Defendant, William H. Quinn, seeks an annulment of a marriage which is presumed to be valid. He must therefore establish with clear and positive proof that it was not valid. In re Adams Estate, supra.

It is not denied that Deloris Quinn, formerly Deloris Warren, entered into a ceremonial marriage with a Floyd Thomas on March 27, 1952, in DeSoto county, Mississippi. A marriage certificate was offered into evidence to substantiate this fact.

It is claimed by Deloris Quinn that the marriage with Floyd Thomas was not valid and, further, that at the time of her marriage to William H. Quinn, she believed Floyd Thomas to be dead. To the best of her knowledge, Floyd Thomas had never attempted to procure a divorce from her, nor had she ever received or been served with any divorce papers. She did, however, institute annulment proceedings in Alabama in 1962 and was granted an annulment decree which was admitted to be void because of jurisdictional defects.

*539 William H. Quinn testified that he was introduced to Floyd Thomas at the home of plaintiff's mother in Florence, Alabama, at the time of the mother's funeral. Deloris Quinn denies this fact.

Defendant also introduced an undated letter from plaintiff's grandmother who lived in Florence, Alabama, which referred to Floyd Thomas as though he were still alive.

This is the extent of William H. Quinn's proof offered to rebut the presumption of the validity of his marriage to Deloris Quinn. The basis for the existence of the strong presumption in favor of a marriage was clearly stated in Doertch v. Folwell Engineering Co. (1930), 252 Mich 76, at p 78.

"The law presumes the validity of a ceremonial marriage. It is said this presumption is one of the strongest known to the law. It is founded not only on a presumption of innocence of the crime of bigamy on the part of the contracting parties and on the regularity of the acts of licensing and officiating officers but has a basis in the public policy to foster respectability and to protect the offspring from the taint of illegitimacy."

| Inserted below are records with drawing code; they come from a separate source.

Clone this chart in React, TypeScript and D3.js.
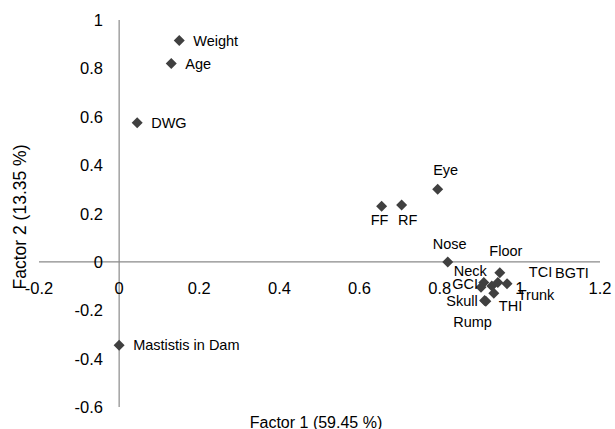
import React from "react";
import * as d3 from "d3";

const names = ["Weight", "Age", "DWG", "Eye", "FF", "RF", "Nose", "Floor", "Neck", "GCI", "Trunk", "TCI", "BGTI", "THI", "Skull", "Rump", "Mastistis in Dam"];
const factor1 = [0.15, 0.13, 0.045, 0.795, 0.655, 0.705, 0.82, 0.95, 0.91, 0.903, 0.93, 0.945, 0.968, 0.935, 0.915, 0.912, 0.0];
const factor2 = [0.915, 0.82, 0.575, 0.3, 0.23, 0.235, 0.0, -0.045, -0.085, -0.105, -0.1, -0.085, -0.09, -0.13, -0.163, -0.16, -0.345];
const xTicks = [-0.2, 0, 0.2, 0.4, 0.6, 0.8, 1, 1.2];
const yTicks = [-0.6, -0.4, -0.2, 0, 0.2, 0.4, 0.6, 0.8, 1];

// label placement relative to each marker: [dx, dy, anchor]
const labelPlace: [number, number, string][] = [
  [14, 0, "start"],
  [14, 0, "start"],
  [14, 0, "start"],
  [8, -19, "middle"],
  [-2, 14, "middle"],
  [6, 15, "middle"],
  [2, -18, "middle"],
  [6, -22, "middle"],
  [3, -11, "end"],
  [-3, -3, "end"],
  [26, 9, "start"],
  [31, -10, "start"],
  [48, -11, "start"],
  [5, 13, "start"],
  [-8, 0, "end"],
  [-12, 21, "middle"],
  [14, 0, "start"],
];

const W = 615, H = 429;
const x = d3.scaleLinear().domain([-0.2, 1.2]).range([39, 600]);
const y = d3.scaleLinear().domain([-0.6, 1]).range([407, 20]);
const fmt = (v: number) => (v === 0 ? "0" : v === 1 ? "1" : String(v));
const font = "'Liberation Sans', Arial, sans-serif";
const axisColor = "#8a8a8a";
const markColor = "#404040";

export default function App() {
  const r = 5.5;
  const diamond = (cx: number, cy: number) =>
    `M${cx},${cy - r}L${cx + r},${cy}L${cx},${cy + r}L${cx - r},${cy}Z`;
  return (
    <svg width={W} height={H} style={{ position: "absolute", left: 0, top: 0, background: "#fff" }} fontFamily={font}>
      <rect width={W} height={H} fill="#fff" />
      {/* axes */}
      <line x1={x(-0.2)} x2={x(1.2)} y1={y(0)} y2={y(0)} stroke={axisColor} strokeWidth={1.2} />
      <line x1={x(0)} x2={x(0)} y1={y(1)} y2={y(-0.6)} stroke={axisColor} strokeWidth={1.2} />
      {/* y tick labels */}
      {yTicks.map((t) => (
        <text key={"y" + t} x={103} y={y(t)} textAnchor="end" dominantBaseline="central" fontSize={16.5} fill="#000">
          {fmt(t)}
        </text>
      ))}
      {/* x tick labels */}
      {xTicks.map((t) => (
        <text key={"x" + t} x={x(t)} y={y(0) + 26} textAnchor="middle" dominantBaseline="central" fontSize={16.5} fill="#000">
          {fmt(t)}
        </text>
      ))}
      {/* axis titles */}
      <text x={316} y={428} textAnchor="middle" fontSize={16} fill="#000">Factor 1 (59.45 %)</text>
      <text transform={`translate(26,217) rotate(-90)`} textAnchor="middle" fontSize={17.5} fill="#000">Factor 2 (13.35 %)</text>
      {/* points */}
      {names.map((n, i) => (
        <path key={"p" + n} d={diamond(x(factor1[i]), y(factor2[i]))} fill={markColor} />
      ))}
      {names.map((n, i) => {
        const [dx, dy, anchor] = labelPlace[i];
        return (
          <text key={"l" + n} x={x(factor1[i]) + dx} y={y(factor2[i]) + dy} textAnchor={anchor as any} dominantBaseline="central" fontSize={14.5} fill="#000">
            {n}
          </text>
        );
      })}
    </svg>
  );
}
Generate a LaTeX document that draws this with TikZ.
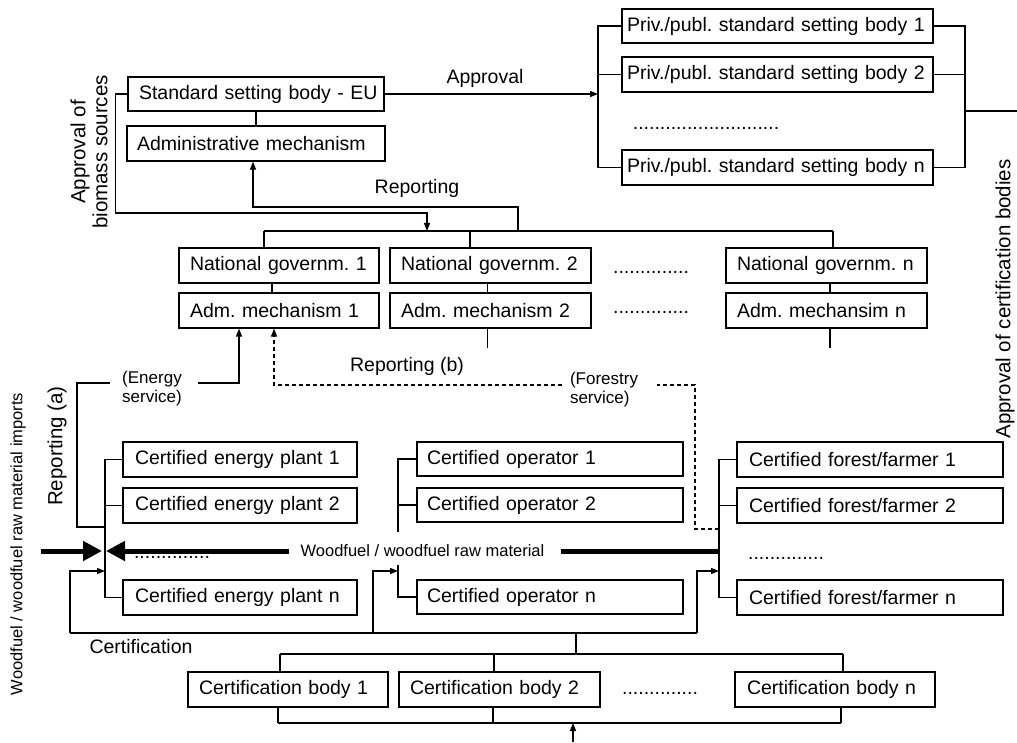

This dominant presumption is not conclusive. It may be rebutted by a showing of facts or circumstances which establishes the validity or invalidity of the marriage conclusively, or raises an issue to be determined upon preponderance of the evidence. In re Adams Estate, supra.

In Doertch v. Folwell Engineering Co., supra, at p 78, the Court referred to the absence of plaintiff's first husband and stated that this time (3 years) was wholly unaccounted for and was "ample to permit his death or divorce and the testimony did not establish, directly or by inference, the fact of his personal or marital status at the time of the marriage of plaintiff and Doertch."

*540 In the case at bar, there is a 6-year span between the marriage in 1952 of Deloris Quinn to Floyd Thomas and the marriage in 1958 of Deloris Quinn to William H. Quinn. The plaintiff testified she had seen Thomas once after the ceremony which took place in 1952 but prior to the present marriage. Defendant claims to have seen him at the funeral of Deloris Quinn's mother. This is denied by plaintiff. Although the record raises the issue of Floyd Thomas being alive at the time plaintiff and defendant were married, it does not contain the preponderance of evidence necessary to overcome the dominant presumption.

We hold, therefore, that the presumption in favor of the validity of the second ceremonial marriage was dominant.

Reversed and remanded for new trial.

HOLBROOK, P.J., and QUINN, J., concurred.